Matt Uellendahl, an undeclared freshman, frequently visits Rocky Point with his family. He said he has not worried about his safety when in Mexico, and that the only way he would stop visiting Mexico is if something “terrible” occurred, like a natural disaster.

“I don’t really agree with the fact that people aren’t going to Mexico as much anymore because of the fact that they think it’s dangerous. But it’s really the same thing except for people have a different idea of it now that there’s stuff happening with Americans,” Uellendahl said. “I don’t feel endangered at all.”

According to the warning, 120 Americans were murdered in Mexico in 2011, compared to the 35 who were murdered in 2007.

“It’s really not as dangerous as people make it out to seem. I mean, being in the United States is pretty dangerous too,” said Zoe Warren, a pre-nursing sophomore. “Now, I probably wouldn’t go to certain places but I think vacation places are still pretty safe.”
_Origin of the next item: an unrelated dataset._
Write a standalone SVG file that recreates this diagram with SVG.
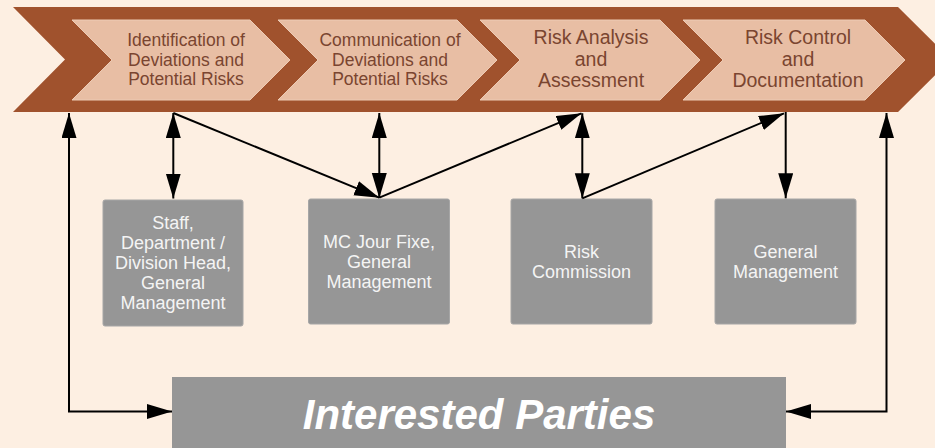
<svg xmlns="http://www.w3.org/2000/svg" width="935" height="448" viewBox="0 0 935 448">
<defs>
<marker id="ah" markerUnits="userSpaceOnUse" markerWidth="26" markerHeight="16" refX="25" refY="7.5" orient="auto-start-reverse" viewBox="0 0 26 16">
<path d="M0,0 L25,7.5 L0,15 z" fill="#000"/>
</marker>
<style>
.band{fill:#A0522D}
.chev{fill:#E8BEA4;stroke:#EDCBB5;stroke-width:1}
.ct{font-family:"Liberation Sans",Arial,sans-serif;fill:#7A4530;text-anchor:middle}
.box{fill:#969696;stroke:#A6A6A6;stroke-width:1}
.bt{font-family:"Liberation Sans",Arial,sans-serif;font-size:18px;fill:#F4F4F4;text-anchor:middle}
.ln{fill:none;stroke:#000;stroke-width:2}
</style>
</defs>
<rect x="0" y="0" width="935" height="448" fill="#FDEFE2"/>
<g id="band">
<polygon class="band" points="13,7 898,7 951,59.5 898,112 13,112 65,59.5"/>
</g>
<g id="step1">
<polygon class="chev" points="72,20 250,20 290,60 250,100 72,100 112,60"/>
<text class="ct" font-size="17.5" x="186" y="46">Identification of</text>
<text class="ct" font-size="17.5" x="186" y="65.5">Deviations and</text>
<text class="ct" font-size="17.5" x="186" y="84.5">Potential Risks</text>
</g>
<g id="step2">
<polygon class="chev" points="278,20 457,20 497,60 457,100 278,100 318,60"/>
<text class="ct" font-size="17.5" x="390" y="46">Communication of</text>
<text class="ct" font-size="17.5" x="390" y="65.5">Deviations and</text>
<text class="ct" font-size="17.5" x="390" y="84.5">Potential Risks</text>
</g>
<g id="step3">
<polygon class="chev" points="480,20 660,20 700,60 660,100 480,100 520,60"/>
<text class="ct" font-size="19.5" x="591" y="44">Risk Analysis</text>
<text class="ct" font-size="19.5" x="591" y="65.5">and</text>
<text class="ct" font-size="19.5" x="591" y="87">Assessment</text>
</g>
<g id="step4">
<polygon class="chev" points="683,20 865,20 905,60 865,100 683,100 723,60"/>
<text class="ct" font-size="19.5" x="798" y="44">Risk Control</text>
<text class="ct" font-size="19.5" x="798" y="65.5">and</text>
<text class="ct" font-size="19.5" x="798" y="87">Documentation</text>
</g>
<g id="box1">
<rect class="box" x="103" y="200" width="140" height="126" rx="2"/>
<text class="bt" x="173" y="228.5">Staff,</text>
<text class="bt" x="173" y="248.7">Department /</text>
<text class="bt" x="173" y="268.9">Division Head,</text>
<text class="bt" x="173" y="289.1">General</text>
<text class="bt" x="173" y="309.3">Management</text>
</g>
<g id="box2">
<rect class="box" x="308.5" y="199" width="141" height="125" rx="2"/>
<text class="bt" x="379" y="247.5">MC Jour Fixe,</text>
<text class="bt" x="379" y="268">General</text>
<text class="bt" x="379" y="288.3">Management</text>
</g>
<g id="box3">
<rect class="box" x="511" y="199" width="141" height="125" rx="2"/>
<text class="bt" x="581.5" y="257.7">Risk</text>
<text class="bt" x="581.5" y="277.7">Commission</text>
</g>
<g id="box4">
<rect class="box" x="715" y="199" width="141" height="125" rx="2"/>
<text class="bt" x="785.5" y="257.7">General</text>
<text class="bt" x="785.5" y="277.7">Management</text>
</g>
<g id="interested">
<rect x="172" y="377" width="614" height="80" fill="#969696"/>
<text x="479" y="428.5" font-family="'Liberation Sans',Arial,sans-serif" font-size="42" font-weight="bold" font-style="italic" fill="#FFFFFF" text-anchor="middle">Interested Parties</text>
</g>
<g id="connectors">
<polyline class="ln" points="69,113 69,411.5 172,411.5" marker-start="url(#ah)" marker-end="url(#ah)"/>
<polyline class="ln" points="886.5,113 886.5,411.5 786,411.5" marker-start="url(#ah)" marker-end="url(#ah)"/>
<line class="ln" x1="173.3" y1="113" x2="173.3" y2="198.5" marker-start="url(#ah)" marker-end="url(#ah)"/>
<line class="ln" x1="173.3" y1="113" x2="379.3" y2="197.7" marker-end="url(#ah)"/>
<line class="ln" x1="379.3" y1="113" x2="379.3" y2="198" marker-start="url(#ah)" marker-end="url(#ah)"/>
<line class="ln" x1="379.3" y1="197.7" x2="581.5" y2="113.3" marker-end="url(#ah)"/>
<line class="ln" x1="582.3" y1="113.3" x2="582.3" y2="198.3" marker-start="url(#ah)" marker-end="url(#ah)"/>
<line class="ln" x1="582.3" y1="198.3" x2="784" y2="113.3" marker-end="url(#ah)"/>
<line class="ln" x1="785.7" y1="112" x2="785.7" y2="198.3" marker-end="url(#ah)"/>
</g>
</svg>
Warren lived in Mexico for a year in third grade and has visited Mexico more than 20 times since. Living in Mexico when she was younger, in addition to her ability to speak Spanish, helps her feel safer, she said.

At the safety fair, Nate Rettenmayer, Vice Consul from the U.S. Consulate in Nogales, spoke to attendees about what safety precautions to take. He explained that students should visit the State Department’s travel website and enroll in the Smart Traveler Enrollment Program. The program allows travelers to create an account on the travel website and log their trip, which will alert the country’s embassy that they are visiting, Rettenmayer said. When new travel warnings, advisories or information is released, it will be sent directly to the traveler, he added.

Rettenmayer said he did not think the travel warnings should deter students from traveling to Mexico.

“I would absolutely not say you should not travel to Mexico,” Rettenmayer said. “I would say use caution and familiarize yourself with the materials that are out there and then make an educated decision about traveling there based on those materials.”